Records from a data source
↓↓↓
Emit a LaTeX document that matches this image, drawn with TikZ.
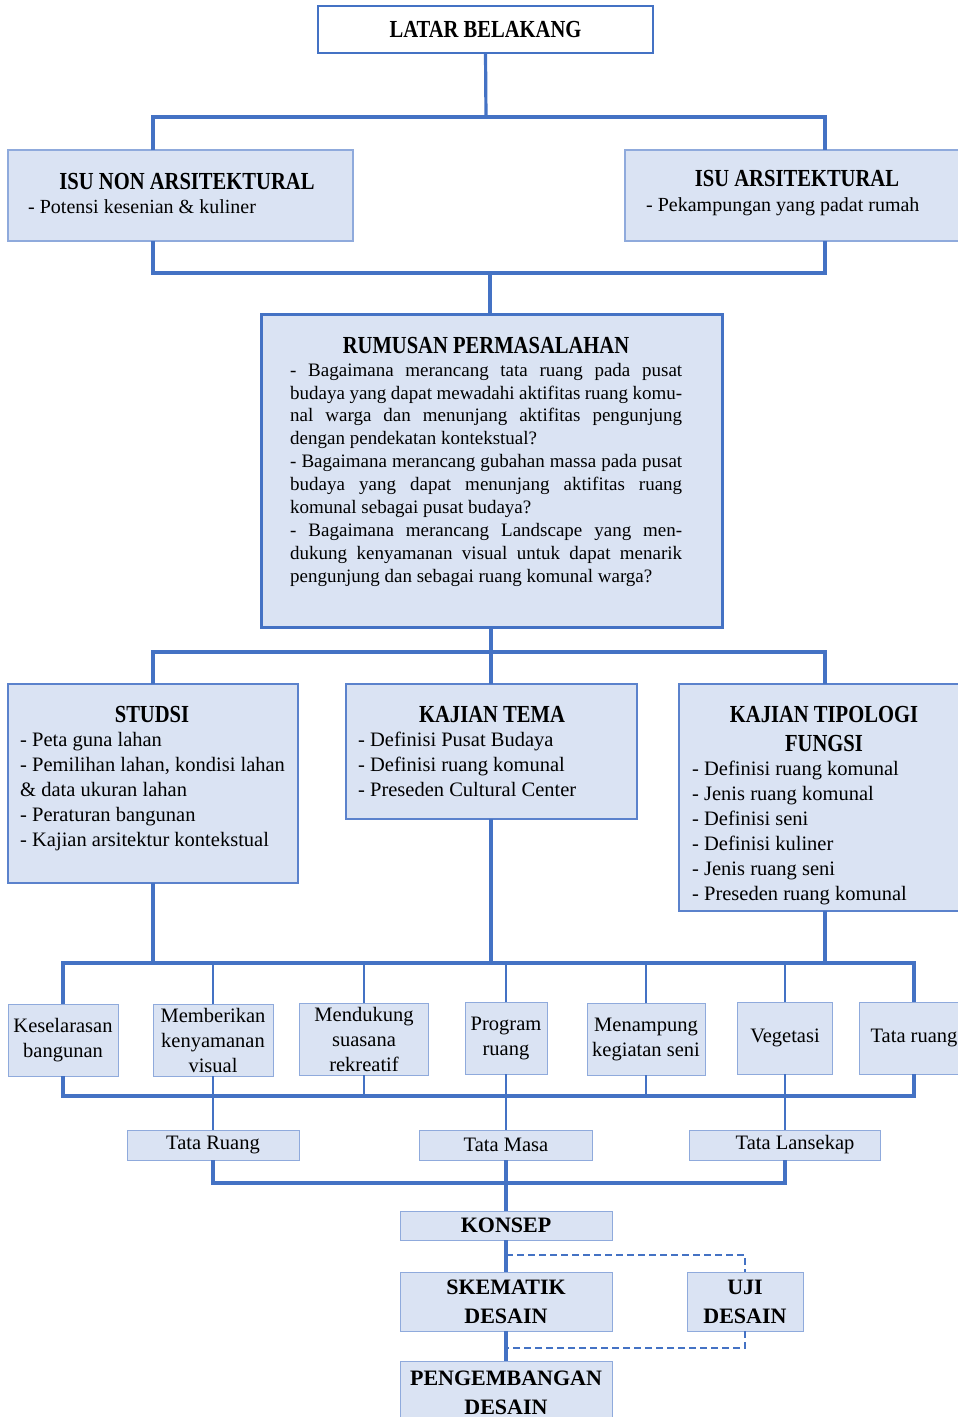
\documentclass[tikz,border=0pt]{standalone}
\usepackage{fontspec}
\setmainfont{Liberation Serif}
\usepackage{graphicx}
\usetikzlibrary{calc}
\definecolor{lb}{HTML}{4472C4}
\definecolor{fb}{HTML}{DAE3F3}
\definecolor{bb}{HTML}{8FAADC}
\definecolor{mb}{HTML}{5B82CC}
\newcommand\ttl[1]{\scalebox{0.84}[1]{#1}}
\newcommand\jl[1]{\makebox[392pt][s]{#1}}
\begin{document}
\begin{tikzpicture}[x=1pt,y=-1pt,
  conn/.style={draw=lb,line width=3.2pt},
  midl/.style={draw=lb,line width=2.4pt},
  thinl/.style={draw=lb,line width=1.8pt},
  dashl/.style={draw=lb,line width=2.8pt,dash pattern=on 7pt off 4pt},
  box/.style={rectangle,fill=fb,inner sep=0pt,outer sep=0pt},
  sbox/.style={box,draw=bb,line width=1pt,align=center,font=\fontsize{20.5}{25}\selectfont},
  ttlf/.style={font=\fontsize{24.5}{28}\selectfont\bfseries,inner sep=0pt},
  kf/.style={font=\fontsize{22}{29}\selectfont\bfseries},
  bodyf/.style={font=\fontsize{20}{25}\selectfont,inner sep=0pt},
  listf/.style={font=\fontsize{20.5}{25}\selectfont,inner sep=0pt,align=left,anchor=north west},
]
\useasboundingbox (0,0) rectangle (958,1417);
\clip (0,0) rectangle (958,1417);

% top
\node[box,fill=white,draw=lb,line width=1.5pt,minimum width=335pt,minimum height=47pt,anchor=north west,ttlf] (lat) at (318,6) {\ttl{LATAR BELAKANG}};
\node[box,draw=bb,line width=1.5pt,minimum width=345pt,minimum height=91pt,anchor=north west] (isun) at (8,150) {};
\node[ttlf,anchor=base] (isunt) at (187,189) {\ttl{ISU NON ARSITEKTURAL}};
\node[bodyf,anchor=base west] (isuni) at (28,213) {- Potensi kesenian \& kuliner};
\node[box,draw=bb,line width=1.5pt,minimum width=345pt,minimum height=91pt,anchor=north west] (isa) at (625,150) {};
\node[ttlf,anchor=base] (isat) at (797,186) {\ttl{ISU ARSITEKTURAL}};
\node[bodyf,anchor=base west] (isai) at (646,211) {- Pekampungan yang padat rumah};

% rumusan
\node[box,draw=lb,line width=3pt,minimum width=461pt,minimum height=313pt,anchor=north west] (rum) at (261,314) {};
\node[ttlf,anchor=base] (rumt) at (486,353) {\ttl{RUMUSAN PERMASALAHAN}};
\node[font=\fontsize{19}{22.9}\selectfont,inner sep=0pt,align=left,anchor=north west] (rump) at (290,359.9) {%
\strut\jl{- Bagaimana merancang tata ruang pada pusat}\\
\jl{budaya yang dapat mewadahi aktifitas ruang komu-}\\
\jl{nal warga dan menunjang aktifitas pengunjung}\\
dengan pendekatan kontekstual?\\
\jl{- Bagaimana merancang gubahan massa pada pusat}\\
\jl{budaya yang dapat menunjang aktifitas ruang}\\
komunal sebagai pusat budaya?\\
\jl{- Bagaimana merancang Landscape yang men-}\\
\jl{dukung kenyamanan visual untuk dapat menarik}\\
pengunjung dan sebagai ruang komunal warga?};

% studi boxes
\node[box,draw=mb,line width=2pt,minimum width=290pt,minimum height=199pt,anchor=north west] (stud) at (8,684) {};
\node[ttlf,anchor=base] (studt) at (152,722) {\ttl{STUDSI}};
\node[listf] (studl) at (20,728.5) {\strut- Peta guna lahan\\- Pemilihan lahan, kondisi lahan\\\& data ukuran lahan\\- Peraturan bangunan\\- Kajian arsitektur kontekstual};
\node[box,draw=mb,line width=2pt,minimum width=291pt,minimum height=135pt,anchor=north west] (ktem) at (346,684) {};
\node[ttlf,anchor=base] (ktemt) at (492,722) {\ttl{KAJIAN TEMA}};
\node[listf] (kteml) at (358,728.5) {\strut- Definisi Pusat Budaya\\- Definisi ruang komunal\\- Preseden Cultural Center};
\node[box,draw=mb,line width=2pt,minimum width=295pt,minimum height=227pt,anchor=north west] (ktip) at (679,684) {};
\node[ttlf,anchor=base] (ktipt) at (824,722) {\ttl{KAJIAN TIPOLOGI}};
\node[ttlf,anchor=base] (ktipt2) at (824,751) {\ttl{FUNGSI}};
\node[listf] (ktipl) at (692,757.5) {\strut- Definisi ruang komunal\\- Jenis ruang komunal\\- Definisi seni\\- Definisi kuliner\\- Jenis ruang seni\\- Preseden ruang komunal};

% small boxes
\node[sbox,minimum width=110pt,minimum height=72pt] (k1) at (63,1040) {Keselarasan\\bangunan};
\node[sbox,minimum width=120pt,minimum height=72pt] (k2) at (213,1040) {Memberikan\\kenyamanan\\visual};
\node[sbox,minimum width=129pt,minimum height=72pt] (k3) at (364,1039) {Mendukung\\suasana\\rekreatif};
\node[sbox,minimum width=82pt,minimum height=72pt] (k4) at (506,1038) {Program\\ruang};
\node[sbox,minimum width=118pt,minimum height=72pt] (k5) at (646,1039) {Menampung\\kegiatan seni};
\node[sbox,minimum width=95pt,minimum height=72pt] (k6) at (785,1038) {Vegetasi};
\node[sbox,minimum width=110pt,minimum height=72pt] (k7) at (914,1038) {Tata ruang};

\node[sbox,minimum width=172pt,minimum height=30pt] (tr) at (213,1145) {Tata Ruang};
\node[sbox,minimum width=173pt,minimum height=30pt] (tm) at (506,1145) {Tata Masa};
\node[sbox,minimum width=191pt,minimum height=30pt] (tl) at (785,1145) {\hspace*{20pt}Tata Lansekap};

\node[box,draw=bb,line width=1pt,minimum width=212pt,minimum height=29pt,kf] (kon) at (506,1225.5) {KONSEP};
\node[box,draw=bb,line width=1pt,minimum width=212pt,minimum height=59pt,kf,align=center] (ske) at (506,1301.5) {SKEMATIK\\DESAIN};
\node[box,draw=bb,line width=1pt,minimum width=116pt,minimum height=59pt,kf,align=center] (uji) at (745,1301.5) {UJI\\DESAIN};
\node[box,draw=bb,line width=1pt,minimum width=212pt,minimum height=64pt,kf,align=center] (pen) at (506,1393) {PENGEMBANGAN\\DESAIN};

% connectors
\coordinate (t1) at (486,117);
\coordinate (t2) at (490,273);
\coordinate (t3) at (491,652);
\coordinate (xl) at (153,0);
\coordinate (xr) at (825,0);
\draw[conn] (lat.south) -- (t1);
\draw[conn] (isun.north -| xl) |- (t1) -| (isa.north -| xr);
\draw[conn] (isun.south -| xl) |- (t2) -| (isa.south -| xr);
\draw[conn] (t2) -- (rum.north -| t2);
\draw[conn] (rum.south -| t3) -- (t3);
\draw[conn] (stud.north -| xl) |- (t3) -| (ktip.north -| xr);
\draw[conn] (t3) -- (ktem.north -| t3);

\coordinate (bus) at (0,963);
\coordinate (bus2) at (0,1096);
\coordinate (bus3) at (0,1183);
\coordinate (d1) at (0,1255);
\coordinate (d2) at (0,1348);
\draw[conn] (stud.south -| xl) -- (xl |- bus);
\draw[conn] (ktem.south -| t3) -- (t3 |- bus);
\draw[conn] (ktip.south -| xr) -- (xr |- bus);
\draw[conn] (k1.north) -- (k1.north |- bus) -- (k7.north |- bus) -- (k7.north);
\foreach \k in {k2,k3,k4,k5,k6} \draw[midl] (\k.north) -- (\k.north |- bus);
\draw[conn] (k1.south) -- (k1.south |- bus2) -- (k7.south |- bus2) -- (k7.south);
\foreach \k in {k2,k3,k4,k5,k6} \draw[thinl] (\k.south) -- (\k.south |- bus2);
\draw[midl] (k2.south |- bus2) -- (tr.north);
\draw[midl] (k4.south |- bus2) -- (tm.north);
\draw[midl] (k6.south |- bus2) -- (tl.north);
\draw[conn] (tr.south) -- (tr.south |- bus3) -- (tl.south |- bus3) -- (tl.south);
\draw[conn] (tm.south) -- (kon.north);
\draw[conn] (kon.south) -- (ske.north);
\draw[conn] (ske.south) -- (pen.north);
\draw[dashl] (kon.south |- d1) -| (uji.north);
\draw[dashl] (uji.south) |- (ske.south |- d2);
\end{tikzpicture}
\end{document}
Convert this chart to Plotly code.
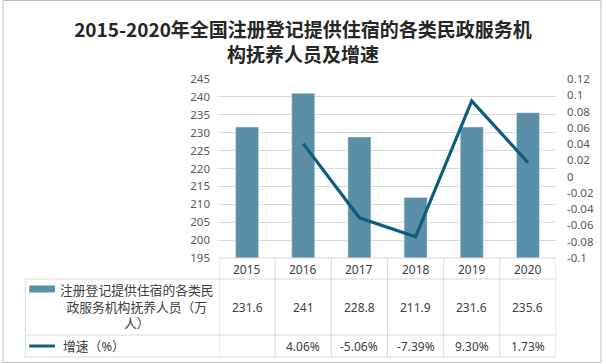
import plotly.graph_objects as go

years = ["2015", "2016", "2017", "2018", "2019", "2020"]
people = [231.6, 241, 228.8, 211.9, 231.6, 235.6]
growth = [None, 0.0406, -0.0506, -0.0739, 0.0930, 0.0173]
people_labels = ["231.6", "241", "228.8", "211.9", "231.6", "235.6"]
growth_labels = ["", "4.06%", "-5.06%", "-7.39%", "9.30%", "1.73%"]
left_ticks = [195, 200, 205, 210, 215, 220, 225, 230, 235, 240, 245]
right_ticks = [-0.1, -0.08, -0.06, -0.04, -0.02, 0, 0.02, 0.04, 0.06, 0.08, 0.1, 0.12]
right_tick_text = ["-0.1", "-0.08", "-0.06", "-0.04", "-0.02", "0", "0.02", "0.04",
                   "0.06", "0.08", "0.1", "0.12"]
bar_name = "注册登记提供住宿的各类民<br>政服务机构抚养人员（万<br>人）"
line_name = "增速（%）"
title = "2015-2020年全国注册登记提供住宿的各类民政服务机<br>构抚养人员及增速"

W, H = 606, 364
L, R, T, B = 219, 560, 79, 258
BAR_C = "#5b8fa7"
LINE_C = "#0c5e7c"
GRID_C = "#d9d9d9"
TXT_C = "#404040"
FONT = "Noto Sans, Noto Sans CJK SC, sans-serif"


def px(xp):
    return (xp - L) / (R - L)


def py(yp):
    return (B - yp) / (B - T)


fig = go.Figure()
fig.add_trace(go.Bar(x=years, y=people, marker_color=BAR_C, width=0.41,
                     name="bar", showlegend=False))
fig.add_trace(go.Scatter(x=years, y=growth, yaxis="y2", mode="lines",
                         line=dict(color=LINE_C, width=3.2), name="line",
                         showlegend=False))

shapes = []
line_style = dict(color=GRID_C, width=1)
shapes.append(dict(type="line", xref="paper", yref="paper", x0=px(L), x1=px(R),
                   y0=py(B), y1=py(B), line=line_style))
for yy in [279, 335, 357]:
    shapes.append(dict(type="line", xref="paper", yref="paper", x0=px(23), x1=px(R),
                       y0=py(yy), y1=py(yy), line=line_style))
shapes.append(dict(type="line", xref="paper", yref="paper", x0=px(23), x1=px(23),
                   y0=py(279), y1=py(357), line=line_style))
for i in range(len(years) + 1):
    xb = i - 0.5
    shapes.append(dict(type="line", xref="x", yref="paper", x0=xb, x1=xb,
                       y0=py(B), y1=py(357), line=line_style))
shapes.append(dict(type="rect", xref="paper", yref="paper", x0=px(27), x1=px(53),
                   y0=py(292.5), y1=py(285.5), fillcolor=BAR_C, line=dict(width=0)))
shapes.append(dict(type="line", xref="paper", yref="paper", x0=px(27), x1=px(53),
                   y0=py(346), y1=py(346), line=dict(color=LINE_C, width=3)))
shapes.append(dict(type="rect", xref="paper", yref="paper", x0=px(0.5), x1=px(605.5),
                   y0=py(0.5), y1=py(362.5), line=dict(color="#bfbfbf", width=1)))

ann = []
cell_font = dict(size=12, color=TXT_C, family=FONT)
for i, yr in enumerate(years):
    for yy, txt in [(269, yr), (307, people_labels[i]), (346, growth_labels[i])]:
        ann.append(dict(x=i, y=py(yy), xref="x", yref="paper", text=txt,
                        showarrow=False, xanchor="center", yanchor="middle",
                        font=cell_font))
ann.append(dict(x=px(136), y=py(306), xref="paper", yref="paper", text=bar_name,
                showarrow=False, align="center", xanchor="center", yanchor="middle",
                font=dict(size=12.8, color=TXT_C, family=FONT)))
ann.append(dict(x=px(59), y=py(346), xref="paper", yref="paper", text=line_name,
                xanchor="left", yanchor="middle", showarrow=False,
                font=dict(size=12.8, color=TXT_C, family=FONT)))

fig.update_layout(
    width=W, height=H,
    margin=dict(l=L, r=W - R, t=T, b=H - B),
    paper_bgcolor="white", plot_bgcolor="white",
    title=dict(text=title, x=0.5, xanchor="center", xref="container",
               y=1 - 37 / H, yanchor="middle", yref="container",
               font=dict(size=19, color="#262626", family="Noto Sans CJK SC", weight="bold")),
    xaxis=dict(type="category", showticklabels=False, showgrid=False, zeroline=False,
               showline=False, ticks="", range=[-0.5, 5.5]),
    yaxis=dict(range=[195, 245], tickvals=left_ticks, showgrid=True, gridcolor=GRID_C,
               gridwidth=1, zeroline=False, showline=False, ticks="",
               ticklabelstandoff=8,
               tickfont=dict(size=11.5, color="#595959", family=FONT)),
    yaxis2=dict(range=[-0.1, 0.12], overlaying="y", side="right", tickvals=right_ticks,
                ticktext=right_tick_text, showgrid=False, zeroline=False, showline=False,
                ticks="", ticklabelstandoff=10,
                tickfont=dict(size=11.5, color="#595959", family=FONT)),
    shapes=shapes, annotations=ann, bargap=0.59,
)

fig.write_html("out.html", config={"displayModeBar": False},
               post_script="document.body.style.margin='0';document.body.style.overflow='hidden';")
↑↑↑
Instructions for the task:
Reproduce the data above exactly, but only from the line containing "Convert this chart to Plotly code." through the line containing "import plotly.graph_objects as go"; skip the pictures.

Result of this task:
Convert this chart to Plotly code.
import plotly.graph_objects as go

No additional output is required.